Last night, Nvidia Corp (NASDAQ: NVDA) shares rallied to a new all-time high.
Nvidia reached $172.40 for the first time. In a remarkable turnaround, the US-listed stock has almost doubled since its April low of $86.63.
The chip maker faced a myriad of challenges during the first half of 2025. First, it fell nearly 20% in one day as Chinese start-up AI company Deepseek arrived on the scene. Then, Trump's tariffs arrived, sending shock waves through the US technology sector.
Finally, Nvidia received news that the company would be restricted from selling its advanced H20 computer chips to China. These chips had been designed during the Biden administration to specifically comply with existing regulations.

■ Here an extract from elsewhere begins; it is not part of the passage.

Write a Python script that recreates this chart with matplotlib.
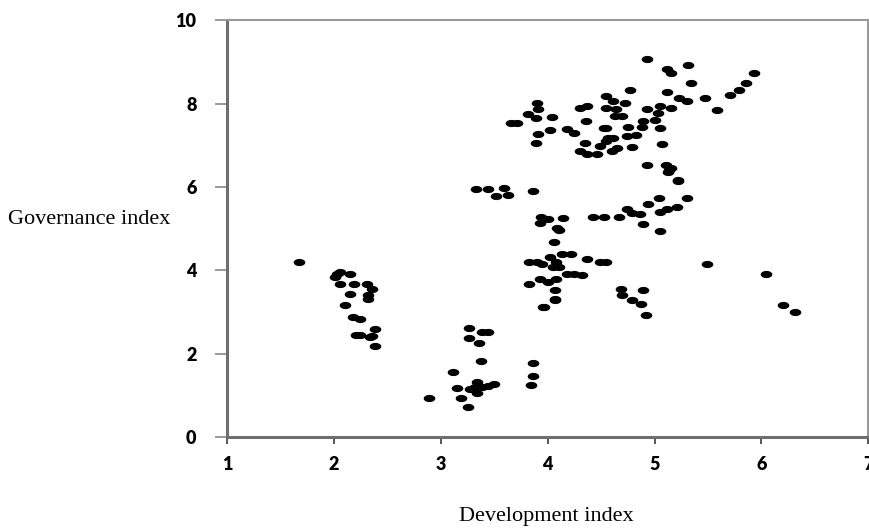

This led to Nvidia writing off US$5.5 billion in inventory.
However, yesterday, Nvidia shareholders received some good news.
After meeting with US President Donald Trump, Nvidia CEO Jensen Huang said the company had received approval to sell its advanced chips to China again.
According to The Guardian, Huang announced to reporters:
Today, I'm announcing that the US government has approved for us filing licenses to start shipping H20s.
Nvidia has been a major beneficiary of the widespread adoption of AI. Last week, it became the first company in history to reach a market capitalisation of US$4 trillion.
News of the reversal of this US policy sent the stock 4% higher last night, even as the S&P 500 Index (SP: .INX) fell 0.4% after US inflation ticked up 0.3% in June from the prior month.
According to Bloomberg, allowing China to sell to China would generate billions of dollars in revenue, potentially sending the stock much higher.
Several ASX exchange-traded funds (ETFs) with high allocations to Nvidia could materially benefit from this development.
The GLOBAL X FANG+ ETF contains 10 equally weighted stocks from the US technology sector, including Nvidia. That means around 10% of the ETF is in Nvidia shares. The FANG ETF has been one of the best-performing ASX ETFs over the past five years, rising 158%.
The BETASHARES NASDAQ 100 ETF comprises the 100 largest non-financial stocks listed on the Nasdaq. Unlike the FANG ETF, the NDQ ETF is market capitalisation weighted. Therefore, although this ETF contains significantly more stocks (100 compared to 10 for the FANG ETF), 9% of the fund was allocated to Nvidia as of 30 June due to its size. The NDQ ETF is up 105% in 5 years.
Finally, the ISHARES S&P 500 ETF/AUS tracks the S&P 500 Index. Like the NDQ ETF, it is market capitalisation weighted. As of 30 June, 7% of the fund was allocated to Nvidia. The IVV ETF is up 108% over the past five years.